3 Actionable Takeaways
- Design for the long haul: Don’t just meet today’s specs—build for tomorrow’s loads, weather, and expectations.
- Use geosynthetics where they matter most: Reinforce weak soils, manage water, and protect your ballast.
- Think in systems, not layers: Combine materials strategically to create a railbed that works as a unified structure.
Top 5 FAQs About Geosynthetics in Railbeds
What’s the most important geosynthetic for railbed durability? Geogrids are often the most impactful for reinforcement, but geotextiles and drainage layers are equally critical depending on site conditions.
Can geosynthetics be retrofitted into existing railbeds? Yes, but it’s more complex. Excavation and reinstallation are required, so it’s best done during major upgrades or rebuilds.
How do I know which product specs to choose? Look for tensile strength, aperture size, permeability, and compatibility with your soil type. Supplier guidance is key.
Do geosynthetics require special installation crews? Not necessarily, but training is essential. Poor installation can negate the benefits entirely.
Are there standards or certifications I should follow? Yes—ASTM and ISO standards apply. Always verify that products meet relevant specifications for rail applications.
Summary
Railbeds are under constant pressure—from trains, water, and time. If you’re still relying on traditional methods, you’re likely spending more than you need to and getting less performance than you should. Geosynthetics offer a smarter way forward. They don’t just patch problems—they prevent them.

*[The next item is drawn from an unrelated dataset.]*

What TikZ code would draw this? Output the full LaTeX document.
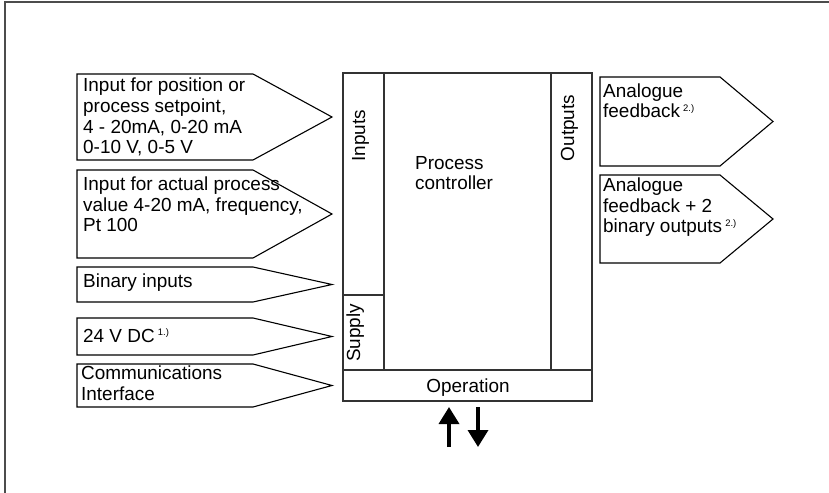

By integrating geotextiles, geogrids, membranes, and drainage systems into your design, you’re building resilience into the foundation. You’re reducing maintenance, improving safety, and extending the life of your infrastructure. And you’re doing it with materials that are proven, accessible, and cost-effective over time.
Whether you’re designing new railbeds or upgrading existing ones, the message is clear: future-proofing starts below the tracks. With the right geosynthetics, you’re not just building rail—you’re building confidence.